David Jackson & Paul Ó Colmáin
Was it the energy, the words, the magic apple tree at the back of DeBarra’s in Clonakilty, or simply the crisp West Cork night air? Whatever the source, Moze M. Jacobs says that poet David Jackson’s strong performance sure put a spell on the audience at Bespoken Word on February 6.
Originally from Ireland’s second city and currently living beyond Bantry (amid ancient trees) David celebrated the birth of his new collection, Good Morning New World, with a mini book tour. It started in The Roundy House (Cork) and ended in Levi’s Bar (Ballydehob), with Clonakilty as the pivot as fans of David Jackson and spoken words came in left, right, and centre.
But it is not about popularity. Jackson is a messenger; the words just pass through naturally. A relaxed attitude that inspired some gifted and charmed poets and singers (Sarah Kelly, Rosie Cargin, Nick Smith, Anton Floyd, Sacha Maire Ni Mhurchu, and Alison Ducker) to step up to the open mic. As well as two young Italians, Alessandro and Carla, who were joined by an impromptu choir of their friends.

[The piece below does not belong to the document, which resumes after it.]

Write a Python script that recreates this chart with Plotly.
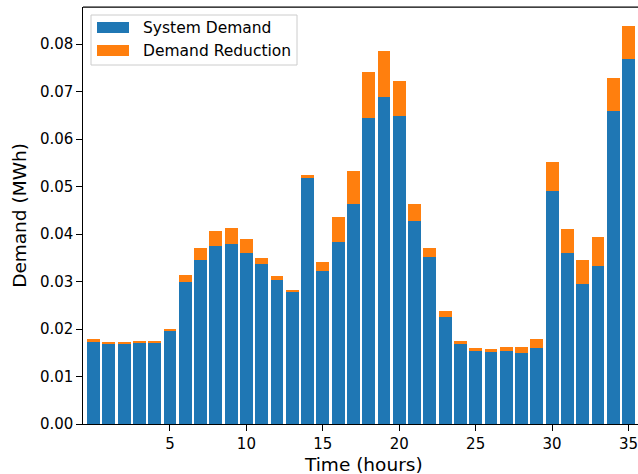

The next Bespoken Word session on March 6 is in the capable hands of another force of nature. Paul Ó Colmáin is a musician, printmaker, author, poet, and the driving force behind the Working Artist Studios (WAS) in Skibbereen, together with his wife, artist Marie Cullen. Paul has published a number of CDs and sings in Irish as well as English. His latest offering is a collection of (mainly) Haikus, The Silence Unravelling (published by Eblana Press,).

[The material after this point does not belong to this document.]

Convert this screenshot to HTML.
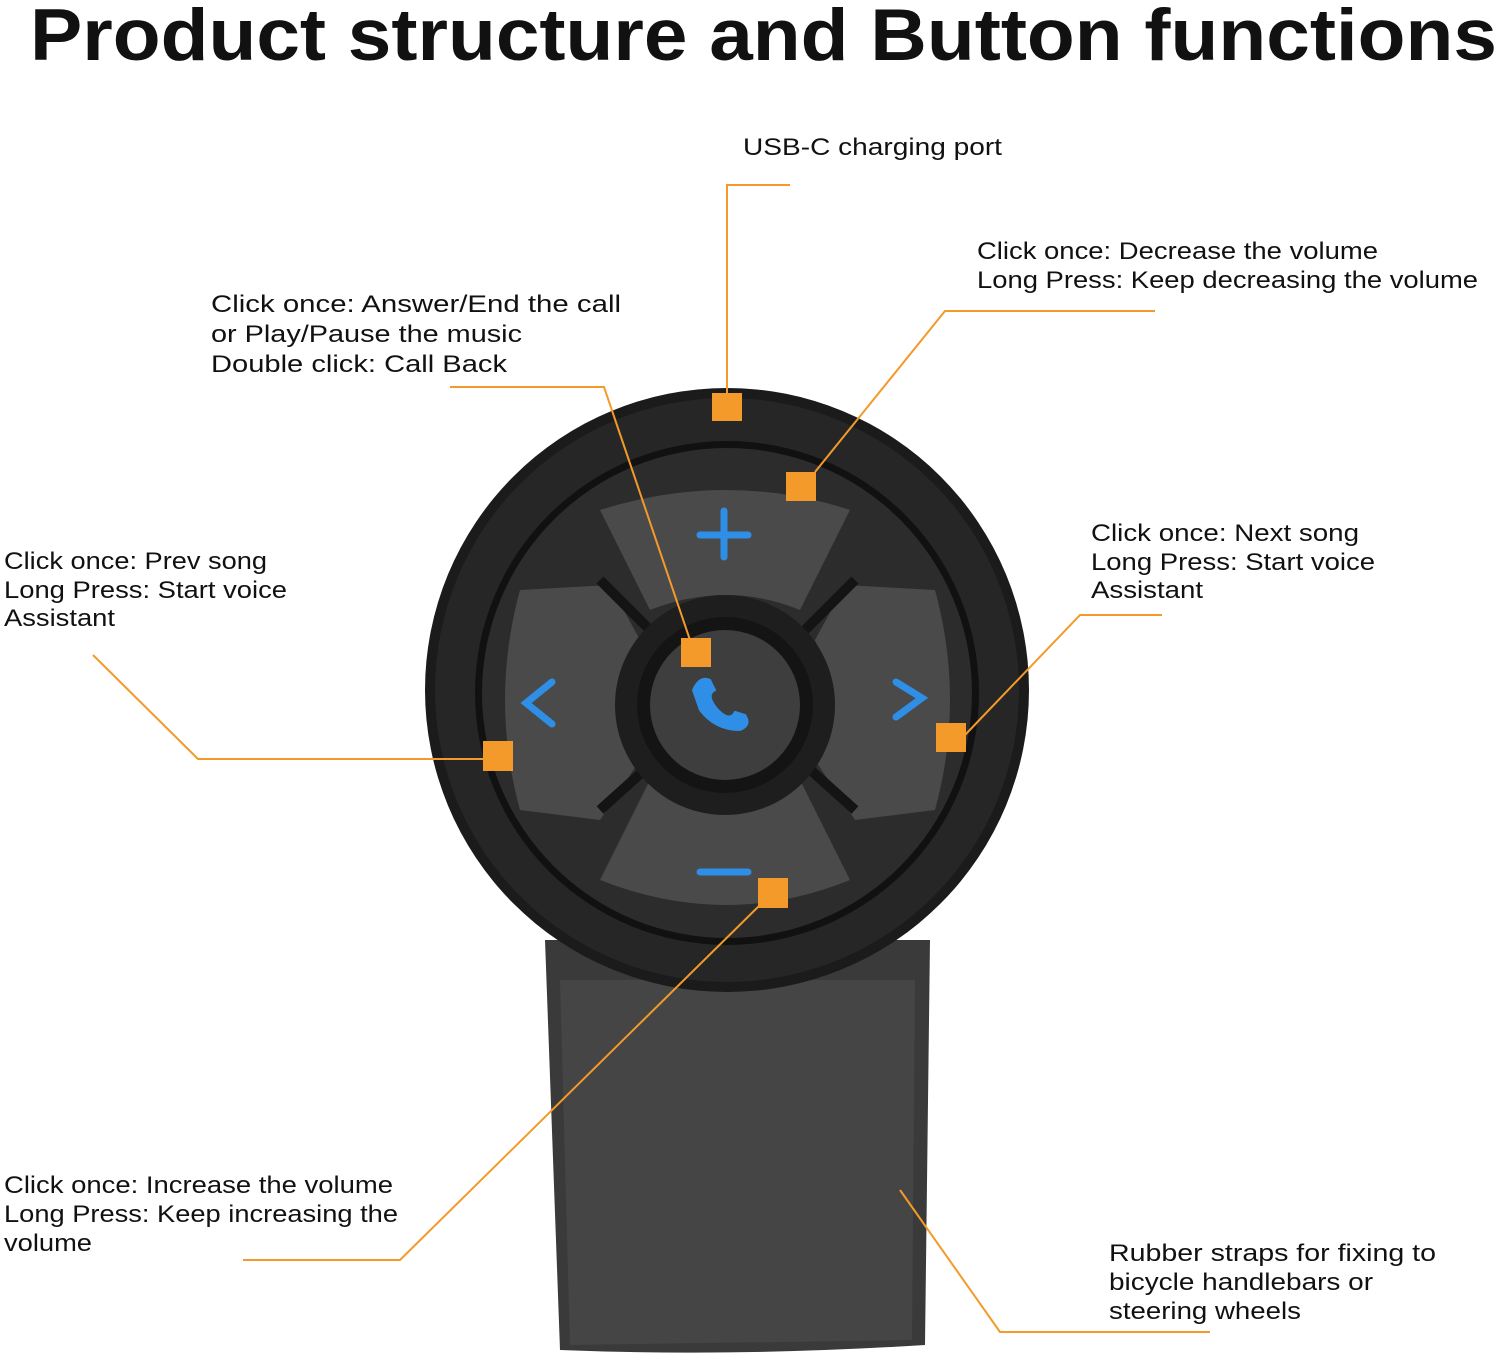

Haiku is a poetic style that originates in Japan. It piqued Paul’s interest 11 years ago when he wanted to give a small book “as a Christmas present, a haiku for each month. It is a very condensed form; there are strict rules.” Since then he has publish a weekly haiku on his website. As he explains, “The haiku is normally used to write about nature and gives a hint as to what season it is. However, rules – particularly rules for any artistic endeavour, are made to be broken!”
Paul has discovered connections between Irish and Japanese poetry, “and folklore stories, which are almost identical”. On March 6 the session in DeBarra’s (Clonakilty) will start with a one-hour haiku workshop at 8pm (free; donations welcome), followed by a stand-up interview and open mic.